Sample Answer: "Success in this context is primarily about achieving efficient lookup and insertion operations for user profiles.

• Hash Map (Average O(1)): For a hash map, success is measured by consistent average-case O(1) time for both insertion and retrieval. This assumes a good hash function and minimal collisions. I'd monitor the load factor; if it gets too high, performance degrades towards O(N) due to collisions, indicating a 'failure' to maintain O(1).
• Array List (O(N)): With an array list, success is not achievable for efficient lookups by ID, as it would require iterating through the list (O(N)). Insertion at the end is O(1) amortized, but searching is the bottleneck.
• Measurement: I'd measure empirical average lookup and insertion times under expected load. If the hash map consistently delivers near-constant time operations, it's successful. If it starts to show linear degradation, it's a sign of poor hash function or excessive collisions, requiring re-evaluation."

🚀 Scenario 3: Algorithmic Trade-offs and Optimization

The Question: "When optimizing a critical backend service, how do you measure success in Big-O complexity, especially when considering both time and space complexity trade-offs?"

Why it works: This showcases an advanced understanding of real-world optimization challenges, balancing different complexities, and considering practical constraints.

Sample Answer: "Measuring success here involves a nuanced understanding of the service's specific bottlenecks and resource constraints.

• Define Target: First, I'd define the 'success' metrics: Is it latency (time complexity), memory footprint (space complexity), or a balance? This depends on the service's SLOs/SLAs. For a real-time API, latency is paramount. For a batch processing job, memory might be critical.
• Identify Trade-offs: Success often means making intelligent trade-offs. An algorithm with O(N) time complexity but O(1) space might be 'more successful' than O(log N) time with O(N) space if memory is severely constrained and N isn't excessively large. Conversely, for large N and ample memory, O(log N) time with O(N) space might be the winner.
• Empirical Validation: Theoretical Big-O is a guide, but real success is measured empirically. I'd use profiling tools to gather actual runtime and memory usage with production-like data. This validates if the chosen algorithm's Big-O characteristics translate to the desired performance in practice, accounting for constant factors and caching.
• Scalability: Ultimately, success means the chosen Big-O scales effectively as data volume or load increases. If a solution performs well today but becomes a bottleneck when N doubles, it's not truly successful in the long run."

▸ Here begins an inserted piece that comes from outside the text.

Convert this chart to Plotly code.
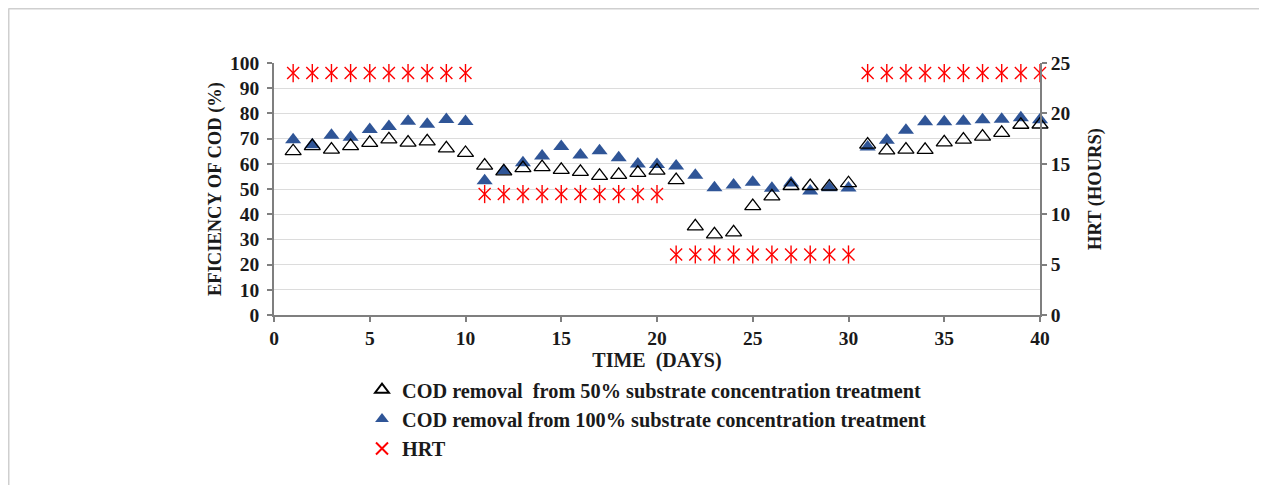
import plotly.graph_objects as go

days = list(range(1, 41))

cod_50 = [65, 67, 65.6, 67, 68.3, 69.7, 68.4, 68.9, 66.1, 64.3,
          59.3, 57, 58.3, 58.7, 57.6, 56.8, 55.2, 55.6, 56.4, 57.3,
          53.5, 35.2, 32, 32.8, 43.2, 47.1, 51.2, 51.2, 51, 52.3,
          67.6, 65.3, 65.6, 65.5, 68.5, 69.6, 70.8, 72.3, 75.5, 75.6]

cod_100 = [69.5, 67.6, 71.3, 70.5, 73.6, 74.8, 76.9, 75.7, 77.6, 76.8,
           53.3, 57.2, 60.4, 63.1, 66.9, 63.5, 65.2, 62.4, 59.9, 59.7,
           59.1, 55.5, 50.5, 51.6, 52.7, 50.3, 52.4, 49.2, 50.5, 50.4,
           66.7, 69.3, 73.3, 76.7, 76.7, 76.9, 77.5, 77.7, 78.3, 77.5]

hrt = [24] * 10 + [12] * 10 + [6] * 10 + [24] * 10

name_50 = "COD removal  from 50% substrate concentration treatment"
name_100 = "COD removal from 100% substrate concentration treatment"
name_hrt = "HRT"

FONT = "Liberation Serif, Times New Roman, serif"
TXT = "#1a1a1a"
AX = "#7f7f7f"

fig = go.Figure()

fig.add_trace(go.Scatter(
    x=days, y=cod_100, mode="markers", name=name_100, legendrank=2,
    cliponaxis=False,
    marker=dict(symbol="triangle-up", size=14, color="#2F5597",
                line=dict(width=0)),
))
fig.add_trace(go.Scatter(
    x=days, y=cod_50, mode="markers", name=name_50, legendrank=1,
    cliponaxis=False,
    marker=dict(symbol="triangle-up-open", size=14, color="#000000",
                line=dict(width=1.3, color="#000000")),
))
fig.add_trace(go.Scatter(
    x=days, y=hrt, mode="markers", name=name_hrt, yaxis="y2", legendrank=3,
    cliponaxis=False,
    marker=dict(symbol="x-thin-open", size=12, color="#FF0000",
                line=dict(width=1.4, color="#FF0000")),
))
fig.add_trace(go.Scatter(
    x=days, y=hrt, mode="markers", name=name_hrt, yaxis="y2", showlegend=False,
    cliponaxis=False,
    marker=dict(symbol="line-ns-open", size=13, color="#FF0000",
                line=dict(width=1.4, color="#FF0000")),
))

# page is offset by the 8px body margin; work in page pixels, convert
OFF = 8
W, H = 1267 - 2 * OFF, 493 - 2 * OFF
L, R, T, B = 274 - OFF, 1040 - OFF, 63 - OFF, 315 - OFF


def px2x(px):
    return (px - OFF - L) / (R - L)


def px2y(py):
    return (B - (py - OFF)) / (B - T)


fig.update_layout(
    width=W, height=H,
    margin=dict(l=L, r=W - R, t=T, b=H - B, pad=0),
    paper_bgcolor="white", plot_bgcolor="white",
    font=dict(family=FONT, size=19, color=TXT),
    xaxis=dict(
        range=[0, 40], tick0=0, dtick=5, showgrid=False, zeroline=False,
        showline=True, linecolor=AX, linewidth=1.5,
        ticks="outside", ticklen=5, tickcolor=AX, tickwidth=1.5,
        tickfont=dict(family=FONT, size=19.5, color=TXT, weight="bold"),
        title=dict(text="TIME  (DAYS)", standoff=0,
                   font=dict(family=FONT, size=20, color=TXT, weight="bold")),
    ),
    yaxis=dict(
        range=[0, 100], tick0=0, dtick=10, showgrid=True, gridcolor="#dcdcdc",
        gridwidth=1.3, zeroline=False,
        showline=True, linecolor=AX, linewidth=1.5,
        ticks="outside", ticklen=5, tickcolor=AX, tickwidth=1.5,
        ticklabelstandoff=4,
        tickfont=dict(family=FONT, size=19.5, color=TXT, weight="bold"),
        title=dict(text="EFICIENCY OF COD (%)", standoff=4,
                   font=dict(family=FONT, size=18.5, color=TXT, weight="bold")),
    ),
    yaxis2=dict(
        range=[0, 25], tick0=0, dtick=5, overlaying="y", side="right",
        showgrid=False, zeroline=False,
        showline=True, linecolor=AX, linewidth=1.5,
        ticks="outside", ticklen=5, tickcolor=AX, tickwidth=1.5,
        ticklabelstandoff=0,
        tickfont=dict(family=FONT, size=19.5, color=TXT, weight="bold"),
        title=dict(text="HRT (HOURS)", standoff=19,
                   font=dict(family=FONT, size=18.5, color=TXT, weight="bold")),
    ),
    legend=dict(
        x=px2x(362), y=px2y(370), xanchor="left", yanchor="top",
        orientation="v", bgcolor="rgba(0,0,0,0)",
        font=dict(family=FONT, size=20.3, color=TXT, weight="bold"),
        itemsizing="constant", tracegroupgap=0, itemwidth=30,
    ),
    showlegend=True,
    shapes=[
        dict(type="line", xref="paper", yref="paper",
             x0=px2x(8.5), x1=px2x(1267), y0=px2y(8.5), y1=px2y(8.5),
             line=dict(color="#cfcfcf", width=2)),
        dict(type="line", xref="paper", yref="paper",
             x0=px2x(8.5), x1=px2x(8.5), y0=px2y(8.5), y1=px2y(493),
             line=dict(color="#cfcfcf", width=2)),
    ],
)

fig.write_html("out.html")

⚠️ Common Mistakes to Avoid

• ❌ Only Stating the Notation: Don't just say 'O(N)'. Explain *why* it's O(N) and what that means for performance.
• ❌ Ignoring Constant Factors: While Big-O ignores constants, acknowledge that for small inputs, they can matter significantly in real-world performance.
• ❌ Forgetting Trade-offs: Rarely is an algorithm strictly 'better' in all aspects. Discuss the time-space trade-offs.
• ❌ Lack of Context: Always relate your answer back to the specific problem or scenario. 'Success' is relative.
• ❌ Poor Communication: Avoid jargon without explanation. Practice articulating these concepts clearly and concisely.
• ❌ Not Considering Edge Cases: What happens with empty inputs, single elements, or extremely large inputs?

🌟 Your Path to Big-O Mastery!

Mastering Big-O complexity isn't just about memorizing formulas; it's about developing an intuitive understanding of how algorithms perform and how to make informed engineering decisions. By following this guide, you'll be well-prepared to articulate your expertise, showcase your problem-solving skills, and ultimately, ace that interview! Go forth and build efficient software!